The preferred tool for checking the code for compliance with SAP S/4HANA and SAP HANA is ATC – ABAP Test Cockpit, with the option of remote code analysis.  All you need to do is configure one central ATC system for all static checks of the custom ABAP code across the entire system landscape. The code is checked for compliance with SAP S/4HANA and SAP HANA by performing a code check using the S4HANA_READINESS variant. In ATC, the total possible scope of checks includes the custom code in extensions, modifications, exits, SmartForms and Adobe Forms, excluding SAP includes and generated code.

As a result of ATC operation with the given variant, you get a list of incompatibilities of individual custom ABAP objects per code line. In the case of incompatibilities related to SAP S/4HANA simplifications, the result shows a reference to the corresponding SAP note describing the incompatibility of a given element with SAP S/4HANA, and a reason for a specific change. Often, the note also contains information on how SAP approached the adaptation of the standard code in a given case, and thus what options the developer has to adapt their code. Many notes also contain direct suggestions for solving the problems of the current ABAP code incompatibility with the target SAP S/4HANA system.

The output of ATC operation is a list of necessary adaptations. SAP assigns objects to the priorities 1, 2, 3, which mean:

  • Prio 1 – a short dump, a syntax error, an error during migration;
  • Prio 2 – a problem that cannot be strictly linked to the category of error;
  • Prio 3 – performance issues.
Migration to S/4 SAP development

A sample list of necessary ABAP code adaptations generated as a result of ATC check

ATC can be run with a standard SAP GUI interface – then the requirements of the system on which it is run (central check system), namely SAP_Basis 7.52.

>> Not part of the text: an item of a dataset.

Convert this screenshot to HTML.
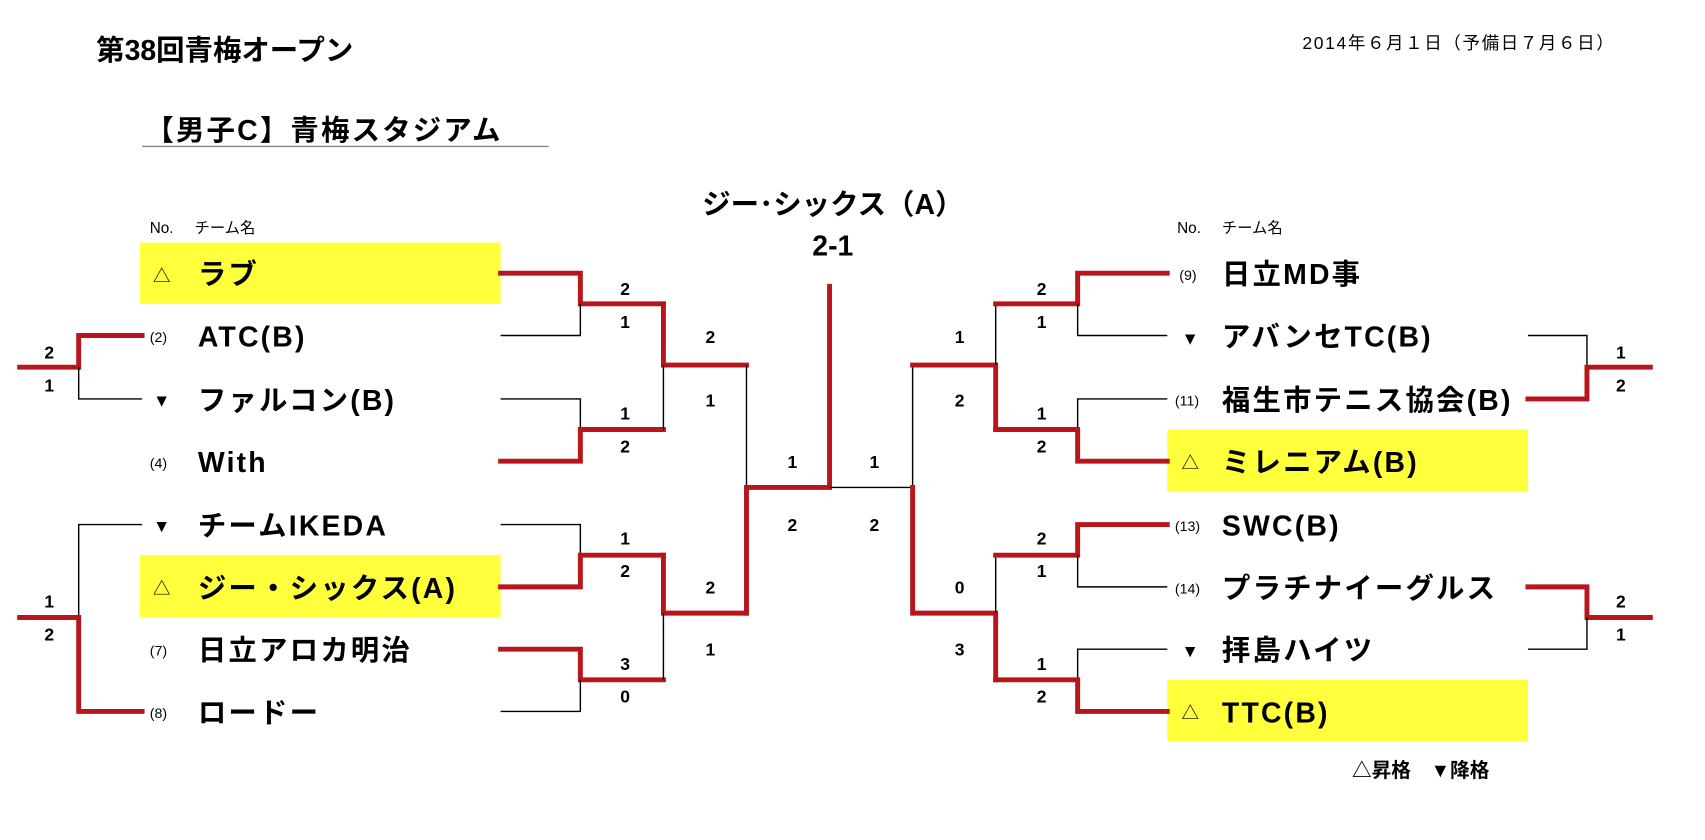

The SAP Fiori Custom Code Migration application is also available along with the ABAP 1809 platform (SAP S/4HANA >=1809). It can also be run in an SAP BTP ABAP environment (in the cloud).

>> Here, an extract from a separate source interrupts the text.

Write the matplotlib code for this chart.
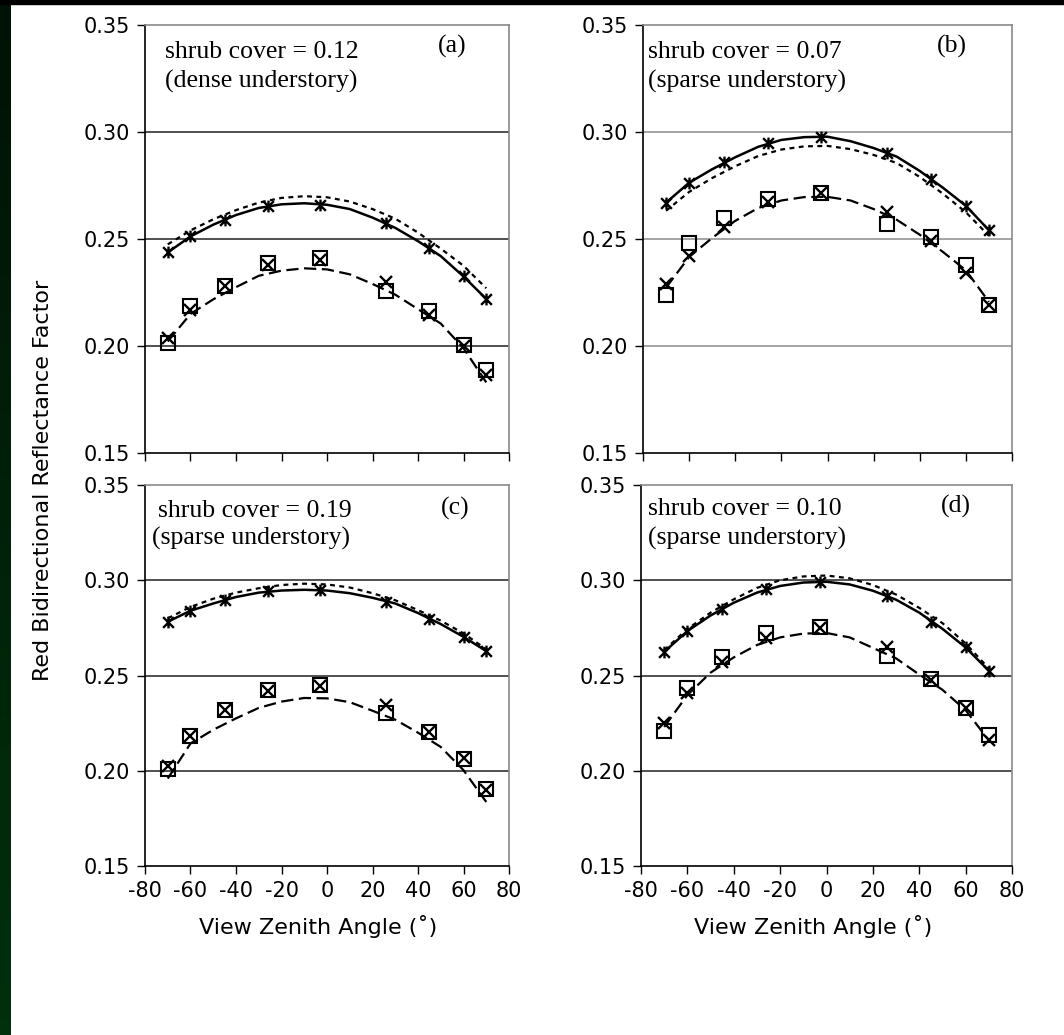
import numpy as np
import matplotlib
matplotlib.use("Agg")
import matplotlib.pyplot as plt
from matplotlib.path import Path
from matplotlib.patches import Rectangle

plt.rcParams["axes.unicode_minus"] = False

# view zenith angles of the measurements and of the model curves
angles = [-70, -60, -45, -26, -3, 26, 45, 60, 70]
curve_angles = [-70, -60, -50, -40, -30, -20, -10, 0, 10, 20, 30, 40, 50, 60, 70]

# (a) shrub cover = 0.12, dense understory
star_a = [0.2437, 0.2512, 0.2590, 0.2655, 0.2660, 0.2574, 0.2457, 0.2325, 0.2220]
square_a = [0.2014, 0.2185, 0.2281, 0.2387, 0.2410, 0.2255, 0.2162, 0.2006, 0.1886]
cross_a = [0.2037, 0.2170, 0.2280, 0.2380, 0.2400, 0.2300, 0.2146, 0.2000, 0.1866]
solid_a = [0.2437, 0.2512, 0.2567, 0.2612, 0.2645, 0.2662, 0.2667, 0.2660, 0.2640, 0.2600, 0.2552, 0.2490, 0.2420, 0.2325, 0.2220]
dotted_a = [0.2475, 0.2540, 0.2592, 0.2635, 0.2670, 0.2692, 0.2700, 0.2695, 0.2675, 0.2640, 0.2595, 0.2530, 0.2455, 0.2375, 0.2270]
dashed_a = [0.2021, 0.2150, 0.2218, 0.2275, 0.2328, 0.2352, 0.2363, 0.2358, 0.2335, 0.2290, 0.2240, 0.2172, 0.2105, 0.1990, 0.1830]

# (b) shrub cover = 0.07, sparse understory
star_b = [0.2670, 0.2763, 0.2858, 0.2950, 0.2978, 0.2900, 0.2780, 0.2655, 0.2541]
square_b = [0.2237, 0.2479, 0.2596, 0.2686, 0.2717, 0.2572, 0.2510, 0.2380, 0.2190]
cross_b = [0.2292, 0.2421, 0.2557, 0.2674, 0.2717, 0.2627, 0.2491, 0.2343, 0.2190]
solid_b = [0.2670, 0.2763, 0.2826, 0.2882, 0.2931, 0.2963, 0.2976, 0.2978, 0.2957, 0.2925, 0.2885, 0.2818, 0.2740, 0.2655, 0.2541]
dotted_b = [0.2632, 0.2720, 0.2785, 0.2840, 0.2888, 0.2918, 0.2933, 0.2935, 0.2920, 0.2893, 0.2855, 0.2790, 0.2712, 0.2625, 0.2515]
dashed_b = [0.2273, 0.2416, 0.2505, 0.2585, 0.2645, 0.2680, 0.2696, 0.2697, 0.2680, 0.2640, 0.2590, 0.2520, 0.2440, 0.2354, 0.2206]

# (c) shrub cover = 0.19, sparse understory
star_c = [0.2782, 0.2840, 0.2896, 0.2943, 0.2947, 0.2887, 0.2796, 0.2703, 0.2628]
square_c = [0.2011, 0.2181, 0.2321, 0.2423, 0.2449, 0.2304, 0.2204, 0.2064, 0.1906]
cross_c = [0.2024, 0.2181, 0.2318, 0.2420, 0.2444, 0.2344, 0.2204, 0.2069, 0.1901]
solid_c = [0.2782, 0.2840, 0.2878, 0.2912, 0.2935, 0.2946, 0.2950, 0.2946, 0.2932, 0.2908, 0.2878, 0.2828, 0.2770, 0.2703, 0.2628]
dotted_c = [0.2800, 0.2860, 0.2903, 0.2935, 0.2958, 0.2975, 0.2982, 0.2978, 0.2962, 0.2932, 0.2895, 0.2843, 0.2788, 0.2721, 0.2638]
dashed_c = [0.1959, 0.2143, 0.2215, 0.2275, 0.2330, 0.2363, 0.2382, 0.2380, 0.2360, 0.2315, 0.2268, 0.2200, 0.2125, 0.2003, 0.1836]

# (d) shrub cover = 0.10, sparse understory
star_d = [0.2624, 0.2733, 0.2849, 0.2953, 0.2992, 0.2917, 0.2782, 0.2647, 0.2525]
square_d = [0.2208, 0.2437, 0.2595, 0.2721, 0.2756, 0.2603, 0.2484, 0.2330, 0.2186]
cross_d = [0.2251, 0.2409, 0.2571, 0.2698, 0.2747, 0.2651, 0.2476, 0.2327, 0.2160]
solid_d = [0.2624, 0.2733, 0.2815, 0.2882, 0.2935, 0.2970, 0.2988, 0.2992, 0.2978, 0.2945, 0.2898, 0.2830, 0.2745, 0.2647, 0.2525]
dotted_d = [0.2633, 0.2744, 0.2830, 0.2900, 0.2960, 0.3000, 0.3020, 0.3025, 0.3010, 0.2975, 0.2925, 0.2855, 0.2775, 0.2668, 0.2537]
dashed_d = [0.2230, 0.2397, 0.2515, 0.2595, 0.2660, 0.2700, 0.2720, 0.2723, 0.2700, 0.2645, 0.2590, 0.2505, 0.2425, 0.2318, 0.2160]

cover_labels = ["shrub cover = 0.12", "shrub cover = 0.07", "shrub cover = 0.19", "shrub cover = 0.10"]
understory_labels = ["(dense understory)", "(sparse understory)", "(sparse understory)", "(sparse understory)"]
panel_letters = ["(a)", "(b)", "(c)", "(d)"]
y_ticks = [0.15, 0.20, 0.25, 0.30, 0.35]
x_ticks = [-80, -60, -40, -20, 0, 20, 40, 60, 80]

W, H = 1064, 1035
fig = plt.figure(figsize=(W / 100, H / 100), dpi=100)
fig.patch.set_facecolor("white")

# dark green strip on the left and thin black band at the top
strip = fig.add_axes([0, 0, 11 / W, 1])
grad = np.linspace(0, 1, 256)[:, None]
green = np.zeros((256, 1, 3))
green[..., 1] = 0.07 + 0.12 * grad
green[..., 2] = 0.02 + 0.03 * grad
strip.imshow(green, aspect="auto", extent=[0, 1, 0, 1], origin="upper")
strip.axis("off")
fig.patches.append(Rectangle((0, 1 - 4 / H), 1, 4 / H, transform=fig.transFigure,
                             color="black", zorder=5))


def px_rect(x0, y0, x1, y1):
    return [x0 / W, 1 - y1 / H, (x1 - x0) / W, (y1 - y0) / H]


rects = [px_rect(145, 25, 509, 453), px_rect(643, 25, 1012, 453),
         px_rect(145, 485, 509, 866), px_rect(641, 485, 1012, 866)]
grid_colors = ["#202020", "#8a8a8a", "#202020", "#202020"]

star_path = Path([(-1, -1), (1, 1), (-1, 1), (1, -1), (0, -1.1), (0, 1.1)],
                 [Path.MOVETO, Path.LINETO] * 3)

panels = [
    (star_a, square_a, cross_a, solid_a, dotted_a, dashed_a),
    (star_b, square_b, cross_b, solid_b, dotted_b, dashed_b),
    (star_c, square_c, cross_c, solid_c, dotted_c, dashed_c),
    (star_d, square_d, cross_d, solid_d, dotted_d, dashed_d),
]

for i, (star, square, cross, solid, dotted, dashed) in enumerate(panels):
    ax = fig.add_axes(rects[i])
    for y in [0.20, 0.25, 0.30]:
        ax.axhline(y, color=grid_colors[i], lw=1.1, zorder=1)
    ax.plot(curve_angles, dotted, color="black", lw=1.6, linestyle=(0, (2.2, 2.0)), zorder=2)
    ax.plot(curve_angles, solid, color="black", lw=1.8, zorder=2)
    ax.plot(curve_angles, dashed, color="black", lw=1.6, linestyle=(0, (5.5, 2.5)), zorder=2)
    ax.plot(angles, square, linestyle="none", marker="s", markersize=10,
            markerfacecolor="none", markeredgecolor="black", markeredgewidth=1.5, zorder=3)
    ax.plot(angles, cross, linestyle="none", marker="x", markersize=9,
            markeredgecolor="black", markeredgewidth=1.7, zorder=4)
    ax.plot(angles, star, linestyle="none", marker=star_path, markersize=8.5,
            markeredgecolor="black", markeredgewidth=1.7, zorder=4)

    ax.set_xlim(-80, 80)
    ax.set_ylim(0.15, 0.35)
    ax.set_xticks(x_ticks)
    ax.set_yticks(y_ticks)
    ax.set_yticklabels(["%.2f" % v for v in y_ticks])
    ax.tick_params(direction="out", length=6, width=1, labelsize=15, pad=5, colors="black")
    if i < 2:
        ax.tick_params(labelbottom=False)
    for side in ["top", "right"]:
        ax.spines[side].set_color("#8a8a8a")
        ax.spines[side].set_linewidth(1.2)
    for side in ["left", "bottom"]:
        ax.spines[side].set_color("black")
        ax.spines[side].set_linewidth(1.2)

# panel annotations (pixel positions of baselines)
text_pos = [(165, 58, 165, 88, 452, 53), (648, 58, 648, 88, 952, 53),
            (158, 517, 152, 545, 455, 515), (648, 515, 648, 545, 956, 513)]
for i, (x1, y1, x2, y2, xl, yl) in enumerate(text_pos):
    fig.text(x1 / W, 1 - y1 / H, cover_labels[i], family="Liberation Serif",
             fontsize=18.5, va="baseline", ha="left")
    fig.text(x2 / W, 1 - y2 / H, understory_labels[i], family="Liberation Serif",
             fontsize=18.5, va="baseline", ha="left")
    fig.text(xl / W, 1 - yl / H, panel_letters[i], family="Liberation Serif",
             fontsize=18.5, va="baseline", ha="center")

fig.text(43 / W, 1 - 480 / H, "Red Bidirectional Reflectance Factor", rotation=90,
         fontsize=16, ha="center", va="center")
fig.text(318 / W, 1 - 927 / H, "View Zenith Angle (\u02da)", fontsize=16, ha="center", va="center")
fig.text(813 / W, 1 - 927 / H, "View Zenith Angle (\u02da)", fontsize=16, ha="center", va="center")

fig.savefig("out.png", dpi=100)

ATC with SAP GUI offers the same options as the SAP Fiori Custom Code Migration application. The difference is that the application allows you to filter the results according to the availability of Quick Fixes, define the scope of code checking by usage and remove unused code during migration.

Quick Fixes

Often, the result of ATC operation is a list of items incompatible with SAP HANA and SAP S/4HANA having several thousand items. It takes a lot of effort to review and adjust each indicated line of code. Most of the ATC findings are known SAP S/4HANA standard issues that can be quickly fixed in an automated manner. Therefore, to minimize the code adaptation effort, SAP offers automatic code adaptation using Quick Fixes as one of the ABAP Development Tools in Eclipse (ADT).

Quick Fixes includes fixes for the most important SAP S/4HANA simplifications use cases, such as increasing the number of characters available for the MATNR field, accessing VBFA, VBUK, VBUP, KONV, BSEG database tables, using the VBTYP data element in the source code. Quick Fixes is not a perfect tool, but it often suggests the developer the way in which a specific piece of code can be adapted.

Old solutions in a new system

The decision to migrate to S/4 does not have to mean stopping the use of custom solutions that the company has developed over the years to optimize its business processes and meet specific needs. On the contrary. The conversion should be used as a good time to review and organize the custom ABAP code.